Thank you all for your comments on swatching. I’ve been a little baffled by “swatching” too, the outcome and what the number are really reflecting in my anticipated garment.

To this point I have been a “purchase yarn and get going” knitter but now ready to venture into the more fitted or detailed sweaters prompting my quest to understand swatching.

I have watched many YouTube videos and have gathered this information to implement in my next project:

  1. Yarn choice - is it the right yarn for “that” project, as per the designer choice, not a yarn that we want to work… for example the weight, drape, will the yarn work with the details of the pattern such as cables or bobbles.

  2. Will the yarn bloom excessively, drape or sag as seem perhaps with a super washed yarn.

  3. Is yarn choice swatch going to adapt to the ease recommended by the designer? To the ease we desire?
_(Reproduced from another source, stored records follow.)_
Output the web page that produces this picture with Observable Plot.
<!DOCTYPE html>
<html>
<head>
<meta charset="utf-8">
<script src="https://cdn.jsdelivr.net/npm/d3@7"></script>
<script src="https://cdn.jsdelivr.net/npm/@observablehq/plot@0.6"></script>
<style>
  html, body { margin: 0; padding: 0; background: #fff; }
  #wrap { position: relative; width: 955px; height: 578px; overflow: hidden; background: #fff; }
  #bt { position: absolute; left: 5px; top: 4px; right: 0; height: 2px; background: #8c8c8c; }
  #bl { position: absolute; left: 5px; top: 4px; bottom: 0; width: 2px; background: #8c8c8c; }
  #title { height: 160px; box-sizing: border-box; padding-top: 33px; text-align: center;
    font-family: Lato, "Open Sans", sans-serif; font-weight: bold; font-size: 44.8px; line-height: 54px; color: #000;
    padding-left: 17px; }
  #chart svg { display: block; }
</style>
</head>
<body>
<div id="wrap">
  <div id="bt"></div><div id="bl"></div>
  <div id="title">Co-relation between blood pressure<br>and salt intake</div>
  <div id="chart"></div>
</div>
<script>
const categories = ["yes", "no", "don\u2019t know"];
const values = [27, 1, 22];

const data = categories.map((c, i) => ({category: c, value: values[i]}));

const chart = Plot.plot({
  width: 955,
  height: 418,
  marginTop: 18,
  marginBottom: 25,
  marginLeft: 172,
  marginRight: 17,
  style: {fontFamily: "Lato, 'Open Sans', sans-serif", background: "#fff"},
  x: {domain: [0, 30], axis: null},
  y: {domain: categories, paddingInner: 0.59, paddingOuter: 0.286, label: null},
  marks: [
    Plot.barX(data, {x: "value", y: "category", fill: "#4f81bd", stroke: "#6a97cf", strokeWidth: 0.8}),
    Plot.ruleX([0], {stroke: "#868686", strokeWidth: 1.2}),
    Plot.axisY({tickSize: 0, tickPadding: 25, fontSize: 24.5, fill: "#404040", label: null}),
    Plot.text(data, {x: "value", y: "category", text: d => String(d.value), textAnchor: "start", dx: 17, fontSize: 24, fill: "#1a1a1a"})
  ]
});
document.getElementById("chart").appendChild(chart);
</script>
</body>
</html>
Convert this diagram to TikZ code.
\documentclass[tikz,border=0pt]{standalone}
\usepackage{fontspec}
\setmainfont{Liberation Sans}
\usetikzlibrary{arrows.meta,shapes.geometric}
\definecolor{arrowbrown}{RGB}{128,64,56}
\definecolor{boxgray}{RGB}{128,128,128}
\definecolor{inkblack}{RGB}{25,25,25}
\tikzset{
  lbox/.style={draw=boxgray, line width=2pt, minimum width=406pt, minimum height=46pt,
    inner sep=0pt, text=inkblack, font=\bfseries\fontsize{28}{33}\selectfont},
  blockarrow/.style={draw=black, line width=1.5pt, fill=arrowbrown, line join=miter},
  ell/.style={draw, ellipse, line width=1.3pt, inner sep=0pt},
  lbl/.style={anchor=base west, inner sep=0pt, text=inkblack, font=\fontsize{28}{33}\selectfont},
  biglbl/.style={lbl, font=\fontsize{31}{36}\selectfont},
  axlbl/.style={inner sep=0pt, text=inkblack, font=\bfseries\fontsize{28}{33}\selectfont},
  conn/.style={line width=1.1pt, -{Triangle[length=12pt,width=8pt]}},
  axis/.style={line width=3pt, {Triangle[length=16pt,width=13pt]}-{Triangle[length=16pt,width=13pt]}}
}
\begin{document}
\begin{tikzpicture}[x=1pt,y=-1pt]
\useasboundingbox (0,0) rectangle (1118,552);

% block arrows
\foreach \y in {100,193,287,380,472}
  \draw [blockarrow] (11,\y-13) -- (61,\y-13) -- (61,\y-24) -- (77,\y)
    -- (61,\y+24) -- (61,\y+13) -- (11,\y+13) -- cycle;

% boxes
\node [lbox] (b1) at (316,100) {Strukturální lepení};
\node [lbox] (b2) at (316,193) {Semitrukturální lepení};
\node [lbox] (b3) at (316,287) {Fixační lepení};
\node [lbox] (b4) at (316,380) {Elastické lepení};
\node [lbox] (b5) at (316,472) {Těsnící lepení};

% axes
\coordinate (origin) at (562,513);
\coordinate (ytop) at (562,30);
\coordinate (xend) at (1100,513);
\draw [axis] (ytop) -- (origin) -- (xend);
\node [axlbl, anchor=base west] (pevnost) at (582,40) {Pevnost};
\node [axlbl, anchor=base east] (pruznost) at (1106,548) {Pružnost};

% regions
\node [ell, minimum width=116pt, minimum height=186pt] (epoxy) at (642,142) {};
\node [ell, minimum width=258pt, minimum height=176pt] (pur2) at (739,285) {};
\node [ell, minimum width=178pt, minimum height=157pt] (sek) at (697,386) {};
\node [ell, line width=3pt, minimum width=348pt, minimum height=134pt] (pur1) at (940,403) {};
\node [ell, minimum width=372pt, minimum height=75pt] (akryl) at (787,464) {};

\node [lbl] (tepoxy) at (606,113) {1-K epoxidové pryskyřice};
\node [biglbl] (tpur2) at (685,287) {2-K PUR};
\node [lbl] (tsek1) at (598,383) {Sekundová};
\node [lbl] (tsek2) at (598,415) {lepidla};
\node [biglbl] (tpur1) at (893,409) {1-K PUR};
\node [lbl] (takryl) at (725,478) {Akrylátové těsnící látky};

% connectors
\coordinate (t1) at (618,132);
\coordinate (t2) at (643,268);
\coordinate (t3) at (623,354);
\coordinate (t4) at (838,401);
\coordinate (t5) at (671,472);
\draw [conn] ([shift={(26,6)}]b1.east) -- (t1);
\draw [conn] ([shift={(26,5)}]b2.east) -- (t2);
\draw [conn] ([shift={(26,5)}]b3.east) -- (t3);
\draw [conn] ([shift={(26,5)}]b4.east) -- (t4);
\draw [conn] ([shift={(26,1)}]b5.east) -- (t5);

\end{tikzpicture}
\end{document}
  4. Measure swatch both before and after washing to determine how the yarn reacts.

  5. If you’re knitting in the round swatch in the round or utilize the technique to knit your swatch flat with carrying your yarn for “in the round” simulation.

  6. Make a large swatch square so that you can measure several different row and stitch count areas, avoiding the edges all the way around in the count as the edges may be tighter or looser.
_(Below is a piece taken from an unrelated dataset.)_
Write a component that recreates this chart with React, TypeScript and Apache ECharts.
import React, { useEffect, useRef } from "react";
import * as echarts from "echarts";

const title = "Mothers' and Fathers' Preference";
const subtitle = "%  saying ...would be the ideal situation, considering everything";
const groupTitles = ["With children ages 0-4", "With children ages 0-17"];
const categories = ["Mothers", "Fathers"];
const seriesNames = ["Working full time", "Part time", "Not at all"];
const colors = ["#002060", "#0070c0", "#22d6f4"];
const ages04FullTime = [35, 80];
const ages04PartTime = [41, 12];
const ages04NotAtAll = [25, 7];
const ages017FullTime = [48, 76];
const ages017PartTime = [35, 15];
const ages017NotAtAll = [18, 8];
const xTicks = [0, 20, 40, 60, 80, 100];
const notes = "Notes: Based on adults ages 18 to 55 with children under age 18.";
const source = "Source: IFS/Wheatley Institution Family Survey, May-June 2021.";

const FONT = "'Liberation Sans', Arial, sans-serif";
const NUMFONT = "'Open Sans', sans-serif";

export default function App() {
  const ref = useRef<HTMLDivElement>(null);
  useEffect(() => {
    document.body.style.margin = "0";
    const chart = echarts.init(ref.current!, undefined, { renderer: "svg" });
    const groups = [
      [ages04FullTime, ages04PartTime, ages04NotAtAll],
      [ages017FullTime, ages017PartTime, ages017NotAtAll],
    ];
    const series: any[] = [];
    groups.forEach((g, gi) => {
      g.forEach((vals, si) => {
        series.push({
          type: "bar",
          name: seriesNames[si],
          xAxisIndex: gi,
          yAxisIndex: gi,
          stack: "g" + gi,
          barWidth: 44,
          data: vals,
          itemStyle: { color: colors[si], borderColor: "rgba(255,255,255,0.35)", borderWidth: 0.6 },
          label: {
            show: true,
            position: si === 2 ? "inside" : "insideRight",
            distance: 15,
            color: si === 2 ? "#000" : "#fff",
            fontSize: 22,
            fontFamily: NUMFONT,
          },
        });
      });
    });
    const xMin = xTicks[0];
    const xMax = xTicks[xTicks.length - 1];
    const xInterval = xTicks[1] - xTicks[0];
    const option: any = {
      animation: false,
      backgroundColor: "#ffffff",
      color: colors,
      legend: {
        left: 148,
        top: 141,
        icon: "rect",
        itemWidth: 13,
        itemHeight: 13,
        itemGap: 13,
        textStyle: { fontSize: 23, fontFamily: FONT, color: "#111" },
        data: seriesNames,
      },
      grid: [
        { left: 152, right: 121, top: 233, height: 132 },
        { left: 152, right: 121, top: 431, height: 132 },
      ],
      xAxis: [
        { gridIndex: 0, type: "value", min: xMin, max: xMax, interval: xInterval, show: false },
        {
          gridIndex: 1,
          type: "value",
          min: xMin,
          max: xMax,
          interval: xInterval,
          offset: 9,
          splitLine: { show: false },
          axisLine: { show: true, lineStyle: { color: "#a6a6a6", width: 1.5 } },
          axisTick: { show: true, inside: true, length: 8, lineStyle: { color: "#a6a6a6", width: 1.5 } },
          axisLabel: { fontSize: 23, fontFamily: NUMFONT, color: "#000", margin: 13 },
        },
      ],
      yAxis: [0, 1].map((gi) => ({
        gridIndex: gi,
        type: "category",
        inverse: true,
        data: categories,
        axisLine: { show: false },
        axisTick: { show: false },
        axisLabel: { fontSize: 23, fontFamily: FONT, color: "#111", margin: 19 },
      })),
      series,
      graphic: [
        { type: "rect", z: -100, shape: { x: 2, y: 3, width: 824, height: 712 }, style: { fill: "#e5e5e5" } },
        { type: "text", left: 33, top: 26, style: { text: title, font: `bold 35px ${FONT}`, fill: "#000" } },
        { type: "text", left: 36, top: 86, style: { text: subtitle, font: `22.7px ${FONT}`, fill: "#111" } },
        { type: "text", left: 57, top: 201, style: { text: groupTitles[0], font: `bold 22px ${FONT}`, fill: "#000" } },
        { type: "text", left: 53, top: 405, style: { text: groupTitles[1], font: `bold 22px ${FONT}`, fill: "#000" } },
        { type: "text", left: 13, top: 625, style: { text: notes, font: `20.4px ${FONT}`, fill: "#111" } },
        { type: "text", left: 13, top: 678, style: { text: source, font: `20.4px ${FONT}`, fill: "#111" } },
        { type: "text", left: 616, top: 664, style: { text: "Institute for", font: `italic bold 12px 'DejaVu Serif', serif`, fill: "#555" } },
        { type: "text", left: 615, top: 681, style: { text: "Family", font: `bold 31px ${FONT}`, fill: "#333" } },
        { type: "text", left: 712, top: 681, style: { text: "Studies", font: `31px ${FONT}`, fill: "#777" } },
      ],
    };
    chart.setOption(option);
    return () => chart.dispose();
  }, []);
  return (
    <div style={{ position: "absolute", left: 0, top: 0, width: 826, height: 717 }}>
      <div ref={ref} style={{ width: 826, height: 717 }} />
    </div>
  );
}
  7. Recommendations to “adjust our hands for tension” was not supported in that it is likely a technique we can do for a few rows but not sustainable for an enjoyable knitting experience.

  8. The conclusion one designer recommended is that there are so many variables in swatching, human and mathematical and our expectations that even with presumed “perfect swatch numbers” our garment may not fit as we imagine or hope. Their recommendation was to swatch as for a guideline not the “rule of fit”, select the best yarn based on it’s character and best estimated weight class and relax and enjoy knitting.

I hope this information I gathered is helpful. I’ll be following these recommendations for my next project.


I do always make sure to use the same needle. 12 x 12 swatches would make great patchwork blankets, too. I’ll give that a try.

Ooh, I never thought of that! Thank you!

Thank you everyone for all the helpful answers! Now I’m off to swatch some Atlas, I bought one of the stepping stone blanket kits but I want to use the yarn for a sweater using EPS (Elizabeth Zimmerman’s percentage system). Based on various patterns I looked at, I should have enough yarn for my (plus) size.